## PROVIDED MATERIAL:
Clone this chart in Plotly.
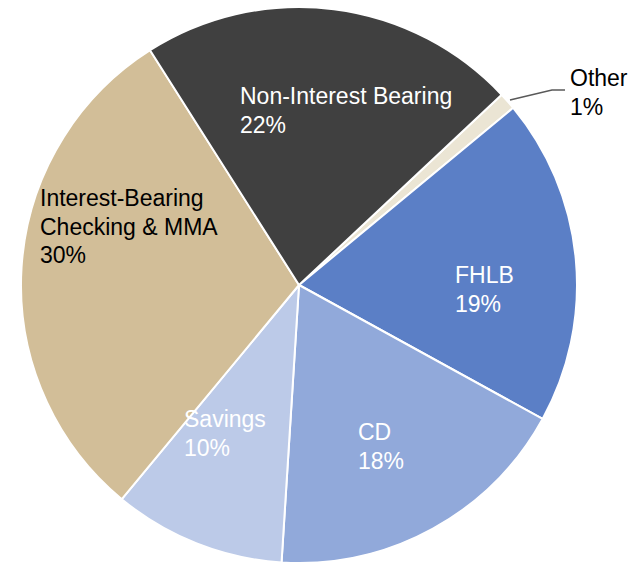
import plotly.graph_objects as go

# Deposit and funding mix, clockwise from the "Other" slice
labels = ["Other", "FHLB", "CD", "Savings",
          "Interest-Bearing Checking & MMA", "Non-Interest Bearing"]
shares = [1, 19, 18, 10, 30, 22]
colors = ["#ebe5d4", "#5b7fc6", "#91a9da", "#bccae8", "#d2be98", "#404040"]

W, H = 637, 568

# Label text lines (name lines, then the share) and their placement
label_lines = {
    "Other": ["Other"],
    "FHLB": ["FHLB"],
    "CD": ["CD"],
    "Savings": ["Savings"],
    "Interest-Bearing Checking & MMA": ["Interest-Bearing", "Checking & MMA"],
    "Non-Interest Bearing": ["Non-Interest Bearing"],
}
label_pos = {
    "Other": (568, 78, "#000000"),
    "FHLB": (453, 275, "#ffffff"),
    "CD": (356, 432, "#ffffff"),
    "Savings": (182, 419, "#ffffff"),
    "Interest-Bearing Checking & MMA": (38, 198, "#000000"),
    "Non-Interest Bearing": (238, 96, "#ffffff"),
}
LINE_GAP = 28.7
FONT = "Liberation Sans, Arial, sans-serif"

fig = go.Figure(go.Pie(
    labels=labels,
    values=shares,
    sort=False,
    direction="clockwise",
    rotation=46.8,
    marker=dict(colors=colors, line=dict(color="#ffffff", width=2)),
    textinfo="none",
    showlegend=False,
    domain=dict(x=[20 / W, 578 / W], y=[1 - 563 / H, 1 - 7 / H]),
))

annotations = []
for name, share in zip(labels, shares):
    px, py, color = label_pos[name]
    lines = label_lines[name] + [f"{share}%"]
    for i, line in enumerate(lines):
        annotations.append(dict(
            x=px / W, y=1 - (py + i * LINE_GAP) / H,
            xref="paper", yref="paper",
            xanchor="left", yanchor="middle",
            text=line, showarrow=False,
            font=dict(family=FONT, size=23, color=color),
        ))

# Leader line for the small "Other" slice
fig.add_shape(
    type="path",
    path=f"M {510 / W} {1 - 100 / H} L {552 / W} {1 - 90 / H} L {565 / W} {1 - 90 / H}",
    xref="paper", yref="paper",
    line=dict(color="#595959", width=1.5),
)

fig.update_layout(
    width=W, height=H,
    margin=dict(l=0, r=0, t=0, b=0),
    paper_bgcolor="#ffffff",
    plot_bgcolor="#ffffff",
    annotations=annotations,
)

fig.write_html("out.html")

## GOAL:
Reproduce the data above word for word from its first line through the line that holds "W, H = 637, 568", both ends included; skip pictures.

## WRITTEN RESPONSE:
Clone this chart in Plotly.
import plotly.graph_objects as go

# Deposit and funding mix, clockwise from the "Other" slice
labels = ["Other", "FHLB", "CD", "Savings",
          "Interest-Bearing Checking & MMA", "Non-Interest Bearing"]
shares = [1, 19, 18, 10, 30, 22]
colors = ["#ebe5d4", "#5b7fc6", "#91a9da", "#bccae8", "#d2be98", "#404040"]

W, H = 637, 568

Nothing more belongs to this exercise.